Reformed at a minimum would be:

Doctrines of grace ("Calvinism") + Covenant Theology + Confession

I'm not aware of any communion having these elements and being self-described "charismatic" or "pentecostal."
Those terms mean that the communion believes that ordinarily, special revelation comes outside of Scripture through I Corinthian 12 spiritual gifts.
The Westminster Confession teaches that, in any ordinary sense, new special revelation has ceased because it was completed in the Scripture, the foundation of our faith, once delivered.



> Westminster Confession of Faith
> 
> Chapter I
> Of the Holy Scripture
> ...



This is the doctrine of _sola scriptura_ which is a central doctrine of the biblical truths restored to the church during the Reformation (from which comes "reformed" theology).

---------- Post added at 09:33 PM ---------- Previous post was at 09:26 PM ----------

Understand that a communion could be "Calvinist," have an unclear covenant (v. dispensational) theology, and have no confession (only a minimalist statement of faith), in addition to being wrong on _sola scriptura_.

While there can certainly be Christians in a communion like this, it is in significant error as to both faith and practice.

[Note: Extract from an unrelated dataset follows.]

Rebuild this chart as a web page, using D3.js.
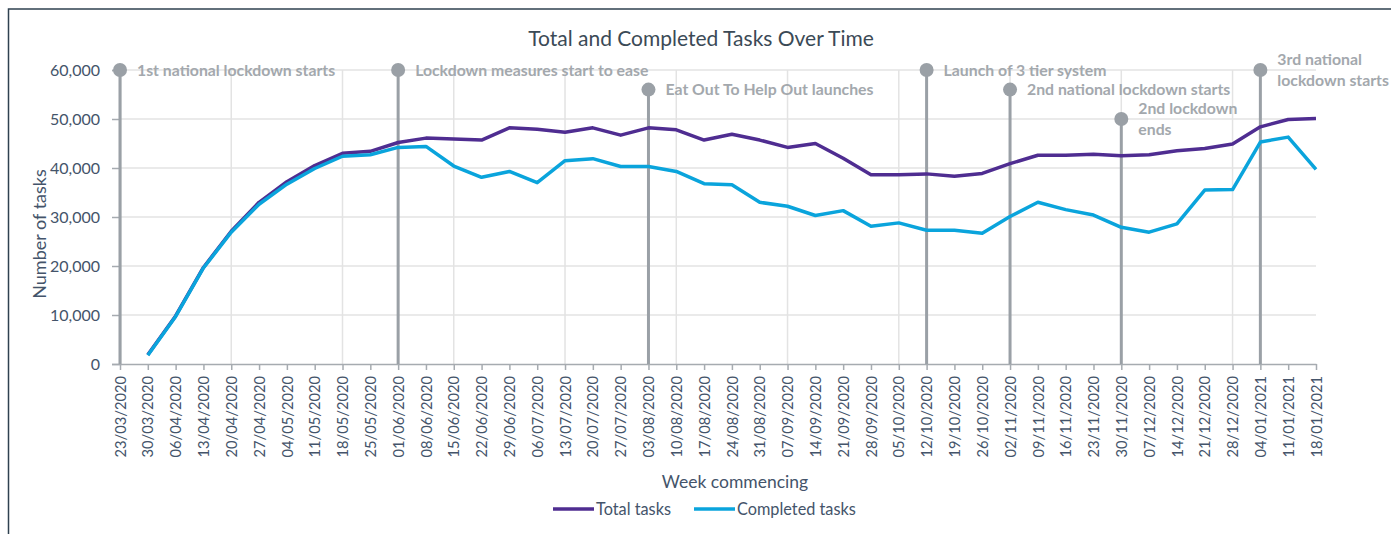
<!DOCTYPE html>
<head>
  <meta charset="utf-8">
  <title>Total and Completed Tasks Over Time</title>
  <script type="text/javascript" src="https://d3js.org/d3.v7.min.js"></script>
  <style>
    body { margin: 0; background: #fff; }
    text { font-family: Lato, "Open Sans", sans-serif; }
  </style>
</head>
<body>
<script>
  // weekly categories (week commencing)
  var weeks = ["23/03/2020", "30/03/2020", "06/04/2020", "13/04/2020", "20/04/2020", "27/04/2020",
    "04/05/2020", "11/05/2020", "18/05/2020", "25/05/2020", "01/06/2020", "08/06/2020",
    "15/06/2020", "22/06/2020", "29/06/2020", "06/07/2020", "13/07/2020", "20/07/2020",
    "27/07/2020", "03/08/2020", "10/08/2020", "17/08/2020", "24/08/2020", "31/08/2020",
    "07/09/2020", "14/09/2020", "21/09/2020", "28/09/2020", "05/10/2020", "12/10/2020",
    "19/10/2020", "26/10/2020", "02/11/2020", "09/11/2020", "16/11/2020", "23/11/2020",
    "30/11/2020", "07/12/2020", "14/12/2020", "21/12/2020", "28/12/2020", "04/01/2021",
    "11/01/2021", "18/01/2021"];

  var totalTasks = [null, 1900, 9800, 19700, 27100, 33000, 37200, 40500, 43000, 43400, 45200, 46100,
    45900, 45700, 48200, 47900, 47300, 48200, 46700, 48200, 47800, 45700, 46900, 45700,
    44200, 45000, 42000, 38600, 38600, 38800, 38300, 38900, 40900, 42600, 42600, 42800,
    42500, 42700, 43500, 44000, 44900, 48400, 49900, 50100];

  var completedTasks = [null, 1800, 9700, 19600, 26900, 32600, 36700, 39900, 42400, 42700, 44200, 44400,
    40400, 38100, 39300, 37000, 41500, 41900, 40300, 40300, 39300, 36800, 36600, 33000,
    32200, 30300, 31300, 28100, 28800, 27300, 27300, 26700, 30100, 33000, 31500, 30400,
    27900, 26900, 28600, 35500, 35600, 45300, 46300, 39700];

  var yTicks = [0, 10000, 20000, 30000, 40000, 50000, 60000];

  // annotated events: week, marker height, label lines
  var eventWeeks = ["23/03/2020", "01/06/2020", "03/08/2020", "12/10/2020", "02/11/2020", "30/11/2020", "04/01/2021"];
  var eventLevels = [60000, 60000, 56000, 60000, 56000, 50000, 60000];
  var eventLabels = [["1st national lockdown starts"], ["Lockdown measures start to ease"],
    ["Eat Out To Help Out launches"], ["Launch of 3 tier system"], ["2nd national lockdown starts"],
    ["2nd lockdown", "ends"], ["3rd national", "lockdown starts"]];

  var seriesNames = ["Total tasks", "Completed tasks"];
  var seriesColors = ["#4f2d91", "#0aa4dc"];

  var W = 1391, H = 534;
  var pLeft = 120, pRight = 1316, pTop = 70, pBottom = 364;
  var textColor = "#44546a", gridColor = "#e3e3e3", axisColor = "#a6abb0", eventColor = "#9aa0a6";

  var svg = d3.select("body").append("svg").attr("width", W).attr("height", H);

  // outer chart border
  svg.append("rect").attr("x", 8.5).attr("y", 9).attr("width", W + 20).attr("height", H + 20)
    .attr("fill", "none").attr("stroke", "#2f4150").attr("stroke-width", 1.5);

  var x = d3.scalePoint().domain(weeks).range([pLeft, pRight]);
  var y = d3.scaleLinear().domain([0, 60000]).range([pBottom, pTop]);

  // title
  svg.append("text").attr("x", 701).attr("y", 46).attr("text-anchor", "middle")
    .attr("font-size", 21).attr("fill", "#3b4a56").text("Total and Completed Tasks Over Time");

  // gridlines
  svg.append("g").selectAll("line").data(yTicks.filter(function(d) { return d > 0; })).enter()
    .append("line").attr("x1", pLeft).attr("x2", pRight).attr("y1", function(d) { return y(d); })
    .attr("y2", function(d) { return y(d); }).attr("stroke", gridColor).attr("stroke-width", 1.5);
  svg.append("g").selectAll("line").data(weeks.filter(function(d, i) { return i % 4 == 0 && i > 0; })).enter()
    .append("line").attr("x1", function(d) { return x(d); }).attr("x2", function(d) { return x(d); })
    .attr("y1", pTop).attr("y2", pBottom).attr("stroke", gridColor).attr("stroke-width", 1.5);

  // y axis
  var gy = svg.append("g").attr("transform", "translate(" + pLeft + ",0)")
    .call(d3.axisLeft(y).tickValues(yTicks).tickFormat(d3.format(",")).tickSize(8).tickPadding(12));
  gy.select(".domain").attr("stroke", axisColor).attr("stroke-width", 1.5);
  gy.selectAll(".tick line").attr("stroke", axisColor).attr("stroke-width", 1.5);
  gy.selectAll("text").attr("font-size", 16).attr("fill", textColor).attr("font-family", "Lato, sans-serif");

  // x axis
  var gx = svg.append("g").attr("transform", "translate(0," + pBottom + ")")
    .call(d3.axisBottom(x).tickSize(6).tickSizeOuter(0));
  gx.select(".domain").attr("stroke", axisColor).attr("stroke-width", 1.5);
  gx.selectAll(".tick line").attr("stroke", axisColor).attr("stroke-width", 1.5);
  gx.selectAll("text").attr("font-size", 14.7).attr("fill", textColor).attr("font-family", "Lato, sans-serif")
    .attr("transform", "rotate(-90)").attr("text-anchor", "end")
    .attr("x", -12).attr("y", 0).attr("dy", "0.35em");

  // axis titles
  svg.append("text").attr("transform", "translate(40,234) rotate(-90)")
    .attr("text-anchor", "middle").attr("dy", "0.35em").attr("font-size", 18).attr("fill", textColor)
    .text("Number of tasks");
  svg.append("text").attr("x", 735).attr("y", 488).attr("text-anchor", "middle")
    .attr("font-size", 17.5).attr("fill", textColor).text("Week commencing");

  // event markers
  var ev = svg.append("g").selectAll("g").data(eventWeeks).enter().append("g");
  ev.append("line").attr("x1", function(d) { return x(d); }).attr("x2", function(d) { return x(d); })
    .attr("y1", pBottom).attr("y2", function(d, i) { return y(eventLevels[i]); })
    .attr("stroke", eventColor).attr("stroke-width", 3);
  ev.append("circle").attr("cx", function(d) { return x(d); })
    .attr("cy", function(d, i) { return y(eventLevels[i]); }).attr("r", 7).attr("fill", eventColor);
  ev.each(function(d, i) {
    var lines = eventLabels[i];
    var t = d3.select(this).append("text").attr("font-size", 15.8).attr("font-weight", "bold")
      .attr("fill", "#a3a8ad")
      .attr("y", y(eventLevels[i]) - (lines.length - 1) * 10.5);
    lines.forEach(function(s, k) {
      t.append("tspan").attr("x", x(d) + 17).attr("dy", k == 0 ? "0.35em" : "21px").text(s);
    });
  });

  // series lines
  var line = d3.line().defined(function(d) { return d != null; })
    .x(function(d, i) { return x(weeks[i]); }).y(function(d) { return y(d); });
  [totalTasks, completedTasks].forEach(function(s, k) {
    svg.append("path").datum(s).attr("fill", "none").attr("stroke", seriesColors[k])
      .attr("stroke-width", 3.5).attr("stroke-linejoin", "round").attr("d", line);
  });

  // legend
  var legX = [553, 694];
  seriesNames.forEach(function(n, k) {
    svg.append("line").attr("x1", legX[k]).attr("x2", legX[k] + 41).attr("y1", 509).attr("y2", 509)
      .attr("stroke", seriesColors[k]).attr("stroke-width", 3.5);
    svg.append("text").attr("x", legX[k] + 43).attr("y", 509).attr("dy", "0.35em")
      .attr("font-size", 16.3).attr("fill", textColor).text(n);
  });
</script>
</body>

And it is not even minimally "reformed,"- might be heading that direction, but not there yet.


----------



## Jake (May 19, 2012)

Sovereign Grace Ministries defines themselves as such, but look at what it says on their beliefs page: What We Believe - Sovereign Grace Ministries



> Surrounding this core is an emphasis on sound doctrine. We are committed to a Reformed doctrine of salvation (the doctrines historically known as TULIP), justification by faith alone, and the belief that Scripture is the sole infallible source of doctrine and authority.
> 
> *Beyond this agreement on the general tenets of Reformed theology, there are areas in which we differ from many Reformed traditions*, such as infant baptism, cessationism (the belief that some miraculous spiritual gifts have ceased), and some traditionally Reformed types of church government.

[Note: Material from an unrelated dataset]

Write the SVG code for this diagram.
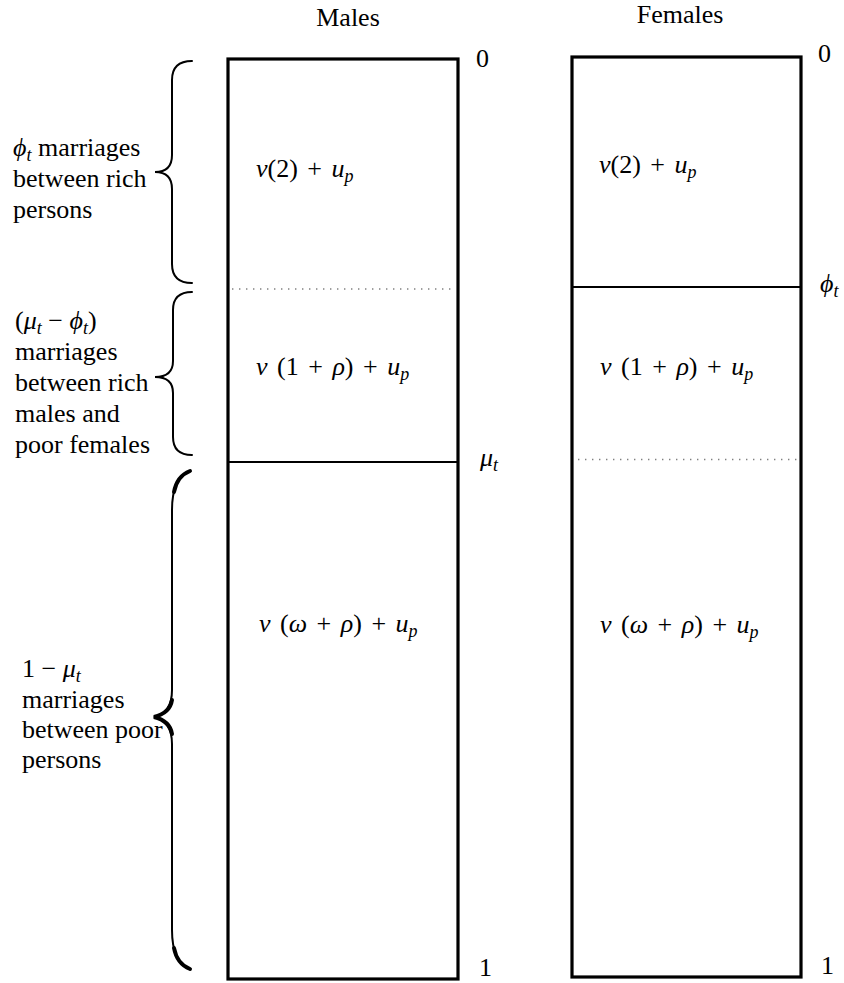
<svg xmlns="http://www.w3.org/2000/svg" width="844" height="983" viewBox="0 0 844 983">
<style>
.t{font-family:'Liberation Serif','DejaVu Serif',serif;font-size:26px;fill:#000}
.f{word-spacing:3px}
.i{font-style:italic}
.sub{font-size:18px;font-style:italic}
.box{fill:none;stroke:#000;stroke-width:3.2}
.div{stroke:#000;stroke-width:2}
.dot{stroke:#808080;stroke-width:1.3;stroke-dasharray:1.4 5.6}
.brace{fill:none;stroke:#000;stroke-width:2;stroke-linecap:round}
.thick{fill:none;stroke:#000;stroke-width:4;stroke-linecap:round}
</style>
<rect width="844" height="983" fill="#fff"/>
<g class="t" font-family="Liberation Serif, DejaVu Serif, serif">
<g id="males">
  <text x="348" y="26" text-anchor="middle">Males</text>
  <rect class="box" x="228" y="59" width="230" height="920"/>
  <line class="dot" x1="232" y1="289" x2="455" y2="289"/>
  <line class="div" x1="228" y1="462" x2="458" y2="462"/>
  <text x="476" y="67">0</text>
  <text x="479" y="976">1</text>
  <text x="480" y="466"><tspan class="i">μ</tspan><tspan class="sub" dy="5">t</tspan></text>
  <text class="f" x="256" y="177"><tspan class="i">v</tspan>(2) + <tspan class="i">u</tspan><tspan class="sub" dy="5">p</tspan></text>
  <text class="f" x="256" y="375"><tspan class="i">v</tspan> (1 + <tspan class="i">ρ</tspan>) + <tspan class="i">u</tspan><tspan class="sub" dy="5">p</tspan></text>
  <text class="f" x="259" y="632"><tspan class="i">v</tspan> (<tspan class="i">ω</tspan> + <tspan class="i">ρ</tspan>) + <tspan class="i">u</tspan><tspan class="sub" dy="5">p</tspan></text>
</g>

<g id="females">
  <text x="680" y="23" text-anchor="middle">Females</text>
  <rect class="box" x="572" y="57" width="229" height="920"/>
  <line class="div" x1="572" y1="287" x2="801" y2="287"/>
  <line class="dot" x1="578" y1="459.5" x2="797" y2="459.5"/>
  <text x="818" y="62">0</text>
  <text x="821" y="974">1</text>
  <text x="820" y="292"><tspan class="i">ϕ</tspan><tspan class="sub" dy="5">t</tspan></text>
  <text class="f" x="599" y="173"><tspan class="i">v</tspan>(2) + <tspan class="i">u</tspan><tspan class="sub" dy="5">p</tspan></text>
  <text class="f" x="600" y="375"><tspan class="i">v</tspan> (1 + <tspan class="i">ρ</tspan>) + <tspan class="i">u</tspan><tspan class="sub" dy="5">p</tspan></text>
  <text class="f" x="600" y="633"><tspan class="i">v</tspan> (<tspan class="i">ω</tspan> + <tspan class="i">ρ</tspan>) + <tspan class="i">u</tspan><tspan class="sub" dy="5">p</tspan></text>
</g>

<g id="label-rich">
  <path class="brace" d="M192,61 Q172,61 172,80 L172,155 Q172,172 155,172 Q172,172 172,189 L172,264 Q172,283 192,283"/>
  <text x="13" y="156"><tspan class="i">ϕ</tspan><tspan class="sub" dy="5">t</tspan><tspan dy="-5"> marriages</tspan></text>
  <text x="13" y="187">between rich</text>
  <text x="13" y="218">persons</text>
</g>

<g id="label-mixed">
  <path class="brace" d="M192,292 Q173,292 173,310 L173,361 Q173,377 155,377 Q173,377 173,393 L173,437 Q173,455 192,455"/>
  <text x="15" y="329">(<tspan class="i">μ</tspan><tspan class="sub" dy="5">t</tspan><tspan dy="-5"> − </tspan><tspan class="i">ϕ</tspan><tspan class="sub" dy="5">t</tspan><tspan dy="-5">)</tspan></text>
  <text x="15" y="360">marriages</text>
  <text x="15" y="391">between rich</text>
  <text x="15" y="422">males and</text>
  <text x="15" y="453">poor females</text>
</g>

<g id="label-poor">
  <path class="brace" stroke-width="1.6" d="M190,471 Q172,478 172,510 L172,690 Q172,713 154,717 Q172,721 172,744 L172,930 Q172,962 190,969"/>
  <path class="thick" d="M190,471 Q177,476 174,492"/>
  <path class="thick" d="M190,969 Q177,964 174,948"/>
  <path class="thick" d="M172,700 Q170,713 154,717 Q170,721 172,734"/>
  <text x="22" y="677">1 − <tspan class="i">μ</tspan><tspan class="sub" dy="5">t</tspan></text>
  <text x="22" y="708">marriages</text>
  <text x="22" y="738">between poor</text>
  <text x="22" y="768">persons</text>
</g>
</g>
</svg>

Even they admit that this still leaves them far from historic reformed theology. When you hear a church that is reformed and charismatic, this generally means that they believe in the Calvinist Doctrines of Grace, and not much else.


----------



## rbcbob (May 19, 2012)

Somerset said:


> I see that some local churches describe themselves as reformed and charismatic. Is this possible and does it have anything to do with the "New Calvinism" which I have seen as a topic of lectures, but don't know anything about?

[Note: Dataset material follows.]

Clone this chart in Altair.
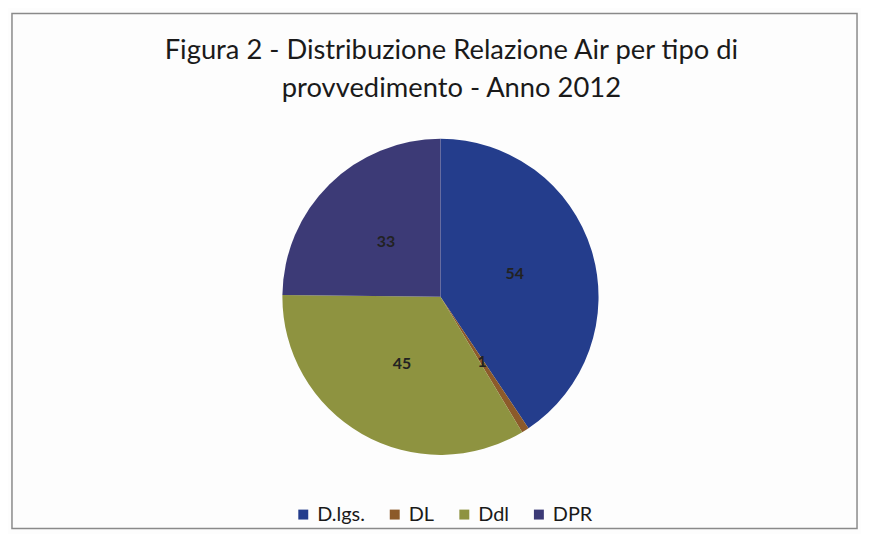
import altair as alt
import pandas as pd

categories = ["D.lgs.", "DL", "Ddl", "DPR"]
values = [54, 1, 45, 33]
colors = ["#243d8c", "#8c5a2a", "#8e9340", "#3c3a76"]
title_lines = ["Figura 2 - Distribuzione Relazione Air per tipo di", "provvedimento - Anno 2012"]

df = pd.DataFrame({"tipo": categories, "n": values, "ord": list(range(len(categories)))})

W, H = 850, 518
CX, CY = 431, 285
R = 159

color_scale = alt.Scale(domain=categories, range=colors)

base = alt.Chart(df).encode(
    theta=alt.Theta("n:Q", stack=True),
    order=alt.Order("ord:Q"),
)

pie = base.mark_arc(stroke=None).encode(
    x=alt.value(CX), y=alt.value(CY),
    radius=alt.value(R),
    color=alt.Color("tipo:N", scale=color_scale, sort=categories,
                    legend=alt.Legend(title=None, orient="none", legendX=283, legendY=H - 24,
                                      direction="horizontal", symbolType="square", symbolSize=100,
                                      labelFontSize=20, labelFont="Lato", labelColor="#1a1a1a",
                                      columnPadding=20, symbolStrokeWidth=0)),
)

labels = base.mark_text(font="Lato", fontSize=16, fontWeight="bold", color="#222222").encode(
    x=alt.value(CX), y=alt.value(CY),
    radius=alt.value(78),
    text=alt.Text("n:Q"),
)

title_layers = [
    alt.Chart(pd.DataFrame({"t": [line]})).mark_text(
        font="Lato", fontSize=27.5, color="#1a1a1a", baseline="middle"
    ).encode(x=alt.value(W / 2 + 17), y=alt.value(ypos), text="t:N")
    for line, ypos in zip(title_lines, [38, 76])
]

chart = alt.layer(pie, labels, *title_layers).properties(
    width=W, height=H, padding=4, background="#fdfdfd",
).configure_view(stroke="#8a8a8a", strokeWidth=1.5)

chart.save("out.html", embed_options={"renderer": "svg", "actions": False})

I seem to remember a Peter Lewis, who I believe is there in Nottingham, trying to lead Reformed churches into a blending of Charismatic practices many years ago. Is he still around? Has that effort continued?


----------



## christiana (May 20, 2012)

rbcbob said:


> Somerset said:
> 
> 
> > I see that some local churches describe themselves as reformed and charismatic. Is this possible and does it have anything to do with the "New Calvinism" which I have seen as a topic of lectures, but don't know anything about?
> ...



Is he the Peter Lewis that wrote 'The Genius of Puritanism?'


----------



## jogri17 (May 20, 2012)

I would say, you can be _reformational_, but not Reformed.


----------



## Somerset (May 20, 2012)

Peter Lewis is still active. He became pastor of a small, ageing, baptist church in 1969. He now meets in a school hall but will soon be moving into a new church costing about 8 million dollars. His church attracts about 600 people, including a lot of students. I have visited it once - Peter, and some of the congregation, were holding their hands up during the singing, but there was no mention of the gifts of the spirit in a charismatic way.


----------



## Scott1 (May 20, 2012)

Jake said:


> Sovereign Grace Ministries defines themselves as such, but look at what it says on their beliefs page: What We Believe - Sovereign Grace Ministries
> 
> 
> 
> ...



"Reformed" is more than leadership holding a general Calvinist soteriology at a given point in time.

This communion has only a minimalist list of beliefs, not an accountable confession of faith. In reality, there is no real basis for accountability for a full doctrines of grace theology, and no defined covenant theology (could be dispensationalism).

So the minimal elements of the reformed faith, reformed theology are not there.

And that does not address the error of the "pentecostal" doctrine that there is a second work of grace by filling of the Holy Spirit that must be evidenced by speaking in other tongues, which is the modern definition of "pentecostal." ("Charismatic" is must be evidenced by one of the I Corinthians 12 spiritual gifts).

All that, too, before getting to the error of extrabiblical revelation as an ordinary means of grace through (which contradicts a central tenet of reformed theology, _sola scriptura._

"Calvinist" or "Calvinist leaning" is only one part of 'reformed.'


----------